Nick and Kellie Moran’s property at Penny Lane at McCrae on the Mornington Peninsula crashed down a hill shortly before 9 a.m. on Jan. 14.

It came just a week after the family escaped another slip at the $2 million property that pushed earth and trees up against their house, reaching almost as high as the gutter.

A council worker, aged in his 50s, suffered lower body injuries in the collapse on Tuesday while doing an inspection relating to the earlier slip.

“We are very grateful that nobody died,” the couple said in a statement.

“Our thoughts are for the injured Mornington Peninsula Shire employee who we understand is in a stable condition.”

The couple said their clifftop home had been impacted by a landslip at a property above theirs a week earlier.

“On that occasion, family members were in the house and fortunately no one was injured or killed,” they said.

“The subsequent slip from the same property is very significant.”

The couple have engaged a lawyer and said they would be working with their insurer.

“We will have a measured approach to working through this with all the relevant parties,” they said.

Prior to the collapse, Moran said his wife and daughter were “bloody lucky” to escape the earlier slip.

“[It] narrowly missed my daughter and wife let alone the stack of people we entertained there over the break,” he posted to LinkedIn on Monday.

“I know everyone goes through stuff and don’t necessarily get a positive outcome but on this occasion, I know how bloody lucky we are.”

Residents in surrounding homes are unable to return to their properties as safety assessments are carried out, with locals warned they would have to stay away until at least Wednesday night.
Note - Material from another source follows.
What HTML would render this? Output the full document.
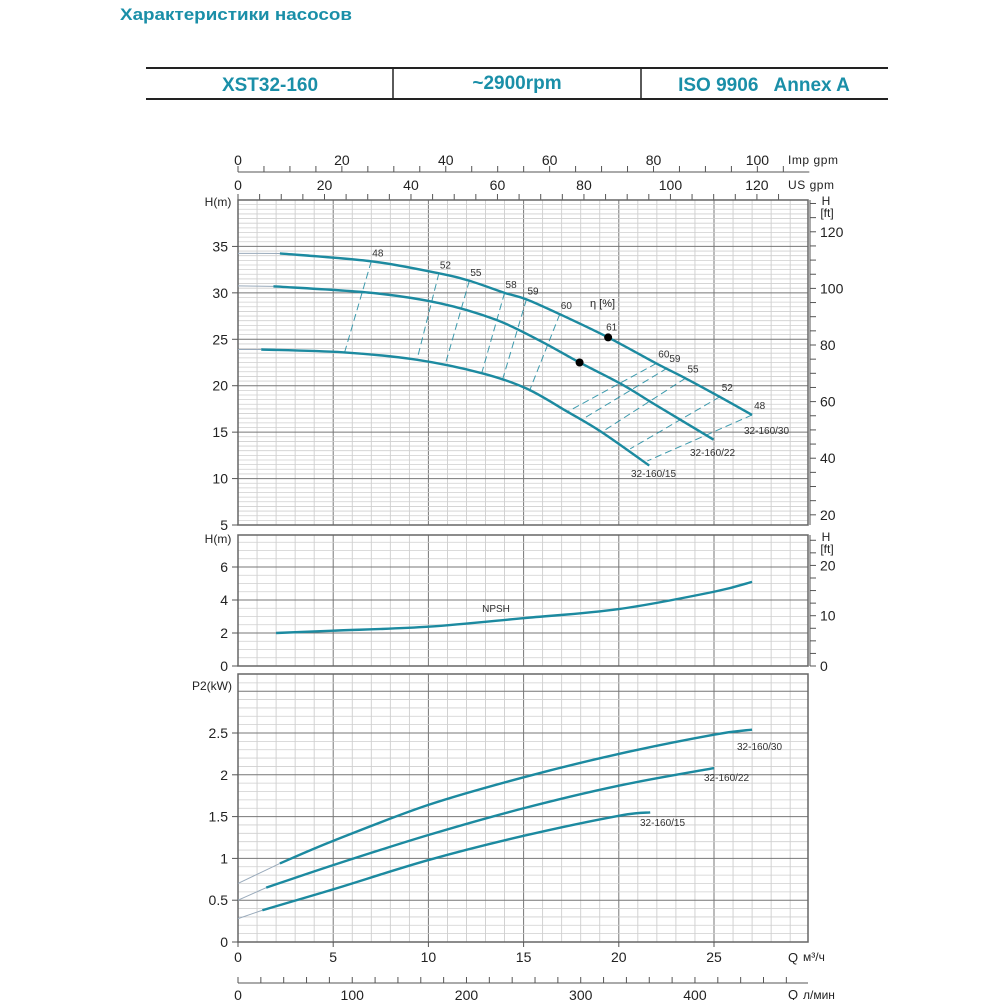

“Those investigations are ongoing, but there’s obviously unstable land, so we need to work out exactly what’s going on there,” Mornington Peninsula Mayor Anthony Marsh said.

“It’s devastating for the owners and it must be a huge concern for the close residents around.”

The residents’ access to their properties, most of which are holiday homes, will depend on results from geotechnical engineers’ inspection of the site.

University of Melbourne geomorphologist David Kennedy said building heavy structures such as houses on top of sea cliffs destabilised soil and could trigger slides.

“That can happen by putting weight on top of the cliff, it can also happen by building on the cliff face itself or even at the base of it,” he said.

“The debris supports it and once you remove it that starts to make things a lot more unstable.”

Other houses in the area had reportedly been deemed unsafe in the past year local resident Tanina Osborne said.

“I think that entire hill is going to have to be looked at,” she told AAP.

“It would be an engineer’s nightmare.”

Osborne said a water outlet near their daily swimming spot had been gushing into the bay three weeks earlier because of a water main issue on a road above the landside.

“That could have contributed as well, I don’t know,” she said.

“I’m not an expert, but you know that whole hill just has a lot going on.”